И еще, если бы я был миллениалом, мне было бы важно, чтобы вот эта «коммуникация» со мной не выглядела как продукт чистого маркетинга. Как разговор взрослого человека, намеренно берущего в разговоре с молодежью такой, знаете, преувеличенно бодрый тон: «Я слышал, вы тут, как вы говорите, угораете?» А ведь, собственно, все mixed feelings по поводу пакетиков в руках моделей — они из-за того, что в их шорохе слышится этот слегка заигрывающий тон. Более-менее этот тон идет только Карлу Лагерфельду. Но, честно признаться, во многих «молодежных» заходах грандов моды чувствуется какое-то обязательство, неестественный запах Teen Spirit.
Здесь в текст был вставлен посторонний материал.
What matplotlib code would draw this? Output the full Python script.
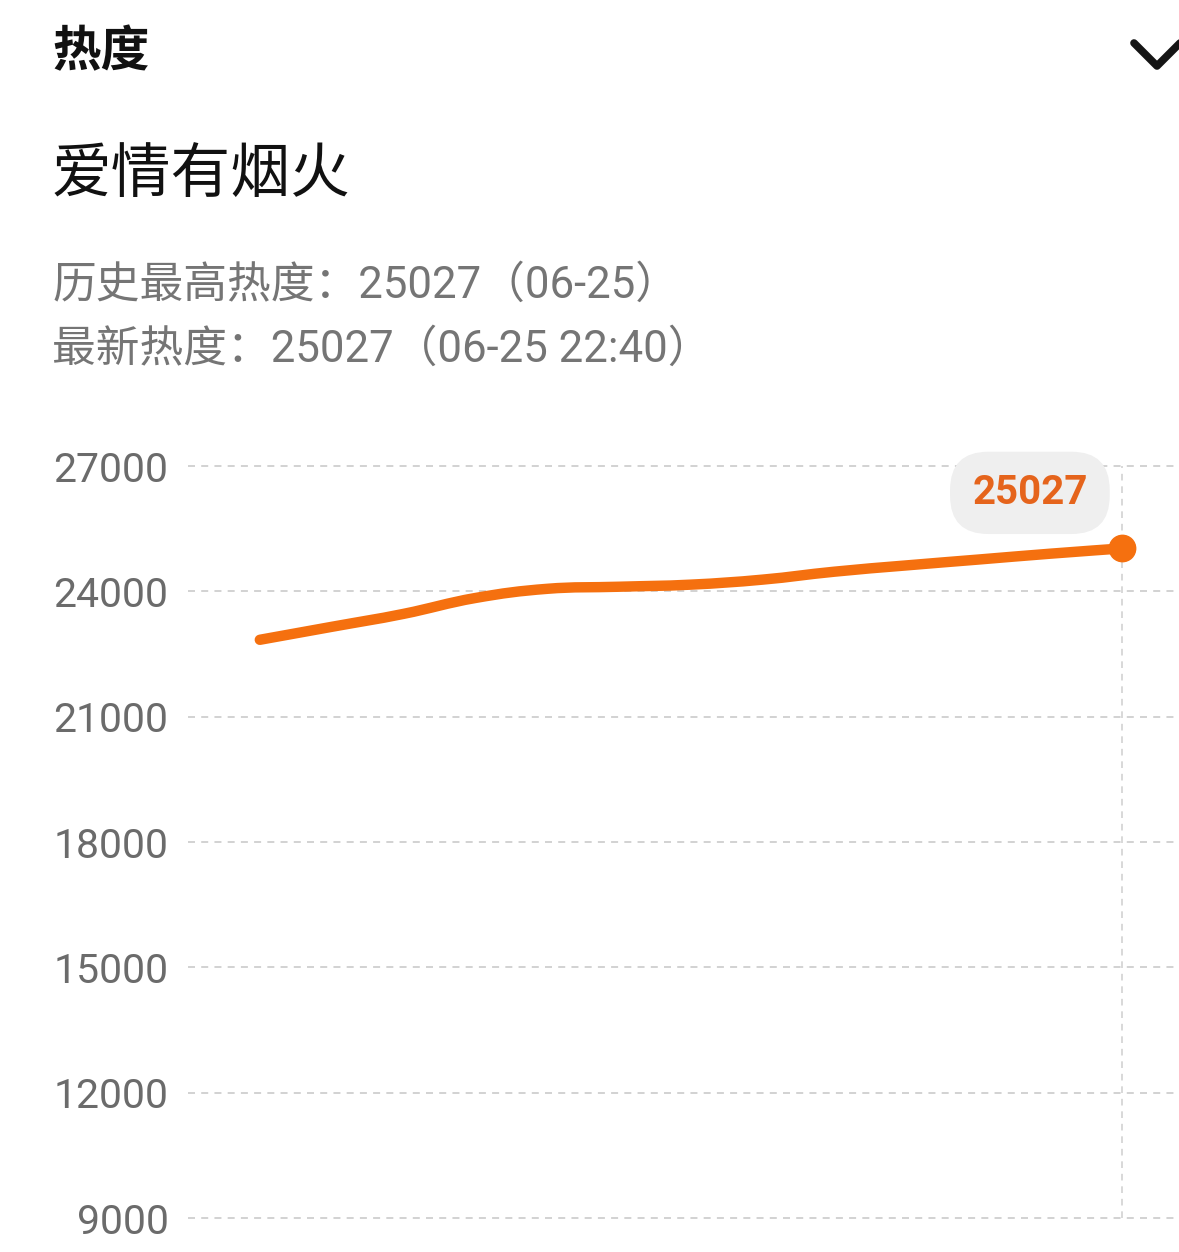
import matplotlib
matplotlib.use("Agg")
import matplotlib.pyplot as plt
from matplotlib.lines import Line2D
from matplotlib.path import Path
from matplotlib.patches import PathPatch

# data: 10-min samples of the heat index
steps = [0, 1, 2, 3, 4, 5, 6, 7, 8, 9, 10, 11, 12]
heat = [22840, 23150, 23460, 23840, 24060, 24110, 24160, 24280, 24470, 24620, 24760, 24900, 25027]
yticks = [9000, 12000, 15000, 18000, 21000, 24000, 27000]
peak_label = "25027"

header = "热度"
title = "爱情有烟火"
info1 = "历史最高热度：25027（06-25）"
info2 = "最新热度：25027（06-25 22:40）"

W, H = 1179, 1252
cjk = ["Noto Sans CJK SC", "DejaVu Sans"]
num_cjk = ["Roboto", "Noto Sans CJK SC"]
orange = "#f5700f"
grid_c = "#d2d2d2"

fig = plt.figure(figsize=(W / 100, H / 100), dpi=100)
fig.patch.set_facecolor("white")


def fx(x):
    return x / W


def fy(y):
    return 1 - y / H


def smooth_path(xs, ys, k=0.2):
    # bezier through the points, like a "smooth" line in web charts
    verts = [(xs[0], ys[0])]
    codes = [Path.MOVETO]
    n = len(xs)
    for i in range(n - 1):
        p0 = max(i - 1, 0)
        p3 = min(i + 2, n - 1)
        c1 = (xs[i] + (xs[i + 1] - xs[p0]) * k, ys[i] + (ys[i + 1] - ys[p0]) * k)
        c2 = (xs[i + 1] - (xs[p3] - xs[i]) * k, ys[i + 1] - (ys[p3] - ys[i]) * k)
        verts += [c1, c2, (xs[i + 1], ys[i + 1])]
        codes += [Path.CURVE4] * 3
    return Path(verts, codes)


# header texts
fig.text(fx(52), fy(52), header, family=cjk, fontsize=35, fontweight="bold",
         color="#111111", va="center", ha="left")
fig.text(fx(52), fy(175), title, family=cjk, fontsize=43, fontweight="medium",
         color="#111111", va="center", ha="left")
fig.text(fx(52), fy(286), info1, family=num_cjk, fontsize=31.5,
         color="#757575", va="center", ha="left")
fig.text(fx(52), fy(350), info2, family=num_cjk, fontsize=31.5,
         color="#757575", va="center", ha="left")

# chevron top right
fig.add_artist(Line2D([fx(1134), fx(1157), fx(1182)], [fy(43), fy(66), fy(41)],
                      color="#151515", lw=5.5, solid_capstyle="round",
                      solid_joinstyle="round", transform=fig.transFigure))

# chart area
ax = fig.add_axes([fx(188), fy(1218), 1 - fx(188), (1218 - 466) / H])
ax.set_xlim(-1.0, 12.8)
ax.set_ylim(9000, 27000)
for s in ax.spines.values():
    s.set_visible(False)
ax.set_xticks([])
ax.set_yticks(yticks)
ax.set_yticklabels([str(t) for t in yticks], family="Roboto", va="center_baseline")
ax.tick_params(axis="y", length=0, pad=14, labelsize=29.5, labelcolor="#6b6b6b")

ax.hlines(yticks, -1.0, 12.8, colors=grid_c, lw=1.4,
          linestyles=(0, (3.6, 3.2)), clip_on=False, zorder=1)
ax.vlines(steps[-1], 9000, 27000, colors=grid_c, lw=1.2,
          linestyles=(0, (4.0, 3.5)), clip_on=False, zorder=1)

ax.add_patch(PathPatch(smooth_path(steps, heat), fc="none", ec=orange, lw=7.5,
                       capstyle="round", joinstyle="round", zorder=3))
ax.plot(steps[-1], heat[-1], "o", color=orange, markersize=19, zorder=4)

ax.annotate(peak_label, xy=(steps[-1], heat[-1]), xytext=(-66, 40),
            textcoords="offset points", ha="center", va="center",
            fontsize=29, fontweight="bold", family="Roboto", color="#e5641c",
            bbox=dict(boxstyle="round,pad=0.55,rounding_size=0.95",
                      fc="#efefef", ec="none"), zorder=5)

fig.savefig("out.png", dpi=100, facecolor="white")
Даже у Дриса ван Нотена, дизайнера, которого лично я очень люблю и глубоко уважаю, последние коллекции выглядят слегка вынужденными, как джинсы.
Наверное, только на рубеже 70–80-х мода переживала настолько же масштабный сдвиг, когда бурный взрыв молодежных движений, музыки и субкультур заставил моду выглянуть на улицу. From The Sidewalk to The Catwalk, как называлась большая выставка Жан-Поля Готье. Но тогда мода придумала творческий механизм, который настолько отработан, что сейчас стал частью учебных программ; «субкультура как источник» — на этом со времен того же Готье построены сорок сороков коллекций плюс весь Эди Слиман. А вот туториалов, как подобраться к «ровесникам века», пока нет. Работает только интуиция. Как сказано на сайте самого влиятельного дизайнера момента: «Я не хочу показывать одежду. Я хочу показывать свое мироощущение, прошлое, настоящее и будущее». Мне кажется, это звучит как хороший манифест. И если бы я был миллениалом, я бы решил, что вы и сами знаете, чьи это слова.